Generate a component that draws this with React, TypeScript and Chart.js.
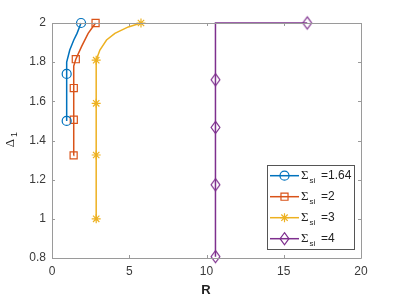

...

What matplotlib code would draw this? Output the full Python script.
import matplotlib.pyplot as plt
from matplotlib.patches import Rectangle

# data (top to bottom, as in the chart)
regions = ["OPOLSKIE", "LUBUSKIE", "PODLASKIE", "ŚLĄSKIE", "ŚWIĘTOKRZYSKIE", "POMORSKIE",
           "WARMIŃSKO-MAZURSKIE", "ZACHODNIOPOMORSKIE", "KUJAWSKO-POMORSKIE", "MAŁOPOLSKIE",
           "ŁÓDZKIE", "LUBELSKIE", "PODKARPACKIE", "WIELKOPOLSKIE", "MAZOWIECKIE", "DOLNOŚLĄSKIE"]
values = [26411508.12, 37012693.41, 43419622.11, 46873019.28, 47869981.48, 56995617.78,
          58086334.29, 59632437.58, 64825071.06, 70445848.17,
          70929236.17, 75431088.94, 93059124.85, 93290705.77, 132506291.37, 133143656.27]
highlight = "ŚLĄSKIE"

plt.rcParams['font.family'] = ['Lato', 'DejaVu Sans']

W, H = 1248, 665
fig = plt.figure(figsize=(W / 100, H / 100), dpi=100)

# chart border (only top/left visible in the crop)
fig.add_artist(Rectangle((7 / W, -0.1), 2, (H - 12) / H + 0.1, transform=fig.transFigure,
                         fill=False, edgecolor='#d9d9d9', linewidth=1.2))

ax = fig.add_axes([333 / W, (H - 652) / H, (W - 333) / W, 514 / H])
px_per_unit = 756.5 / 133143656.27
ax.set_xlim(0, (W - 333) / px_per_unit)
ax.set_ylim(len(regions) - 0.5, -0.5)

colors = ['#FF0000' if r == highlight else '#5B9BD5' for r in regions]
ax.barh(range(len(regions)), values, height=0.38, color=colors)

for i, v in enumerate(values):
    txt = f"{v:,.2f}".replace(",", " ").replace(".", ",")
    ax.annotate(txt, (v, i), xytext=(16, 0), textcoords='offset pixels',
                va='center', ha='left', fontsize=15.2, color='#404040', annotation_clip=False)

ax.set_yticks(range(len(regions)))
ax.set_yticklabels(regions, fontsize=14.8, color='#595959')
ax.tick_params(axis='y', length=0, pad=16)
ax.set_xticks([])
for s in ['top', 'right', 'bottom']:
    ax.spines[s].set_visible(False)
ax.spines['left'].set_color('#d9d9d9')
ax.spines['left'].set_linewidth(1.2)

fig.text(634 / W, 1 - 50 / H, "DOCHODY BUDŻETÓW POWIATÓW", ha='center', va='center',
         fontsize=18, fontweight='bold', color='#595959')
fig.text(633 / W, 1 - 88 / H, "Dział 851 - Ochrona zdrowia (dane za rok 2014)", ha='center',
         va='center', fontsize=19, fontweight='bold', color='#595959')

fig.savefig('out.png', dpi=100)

_Problem to work on:_ Write down exactly the span of lines above from the one containing "What matplotlib code" to the one containing "fill=False, edgecolor='#d9d9d9', linewidth=1.2))", both ends included.

_Written reply:_
What matplotlib code would draw this? Output the full Python script.
import matplotlib.pyplot as plt
from matplotlib.patches import Rectangle

# data (top to bottom, as in the chart)
regions = ["OPOLSKIE", "LUBUSKIE", "PODLASKIE", "ŚLĄSKIE", "ŚWIĘTOKRZYSKIE", "POMORSKIE",
           "WARMIŃSKO-MAZURSKIE", "ZACHODNIOPOMORSKIE", "KUJAWSKO-POMORSKIE", "MAŁOPOLSKIE",
           "ŁÓDZKIE", "LUBELSKIE", "PODKARPACKIE", "WIELKOPOLSKIE", "MAZOWIECKIE", "DOLNOŚLĄSKIE"]
values = [26411508.12, 37012693.41, 43419622.11, 46873019.28, 47869981.48, 56995617.78,
          58086334.29, 59632437.58, 64825071.06, 70445848.17,
          70929236.17, 75431088.94, 93059124.85, 93290705.77, 132506291.37, 133143656.27]
highlight = "ŚLĄSKIE"

plt.rcParams['font.family'] = ['Lato', 'DejaVu Sans']

W, H = 1248, 665
fig = plt.figure(figsize=(W / 100, H / 100), dpi=100)

# chart border (only top/left visible in the crop)
fig.add_artist(Rectangle((7 / W, -0.1), 2, (H - 12) / H + 0.1, transform=fig.transFigure,
                         fill=False, edgecolor='#d9d9d9', linewidth=1.2))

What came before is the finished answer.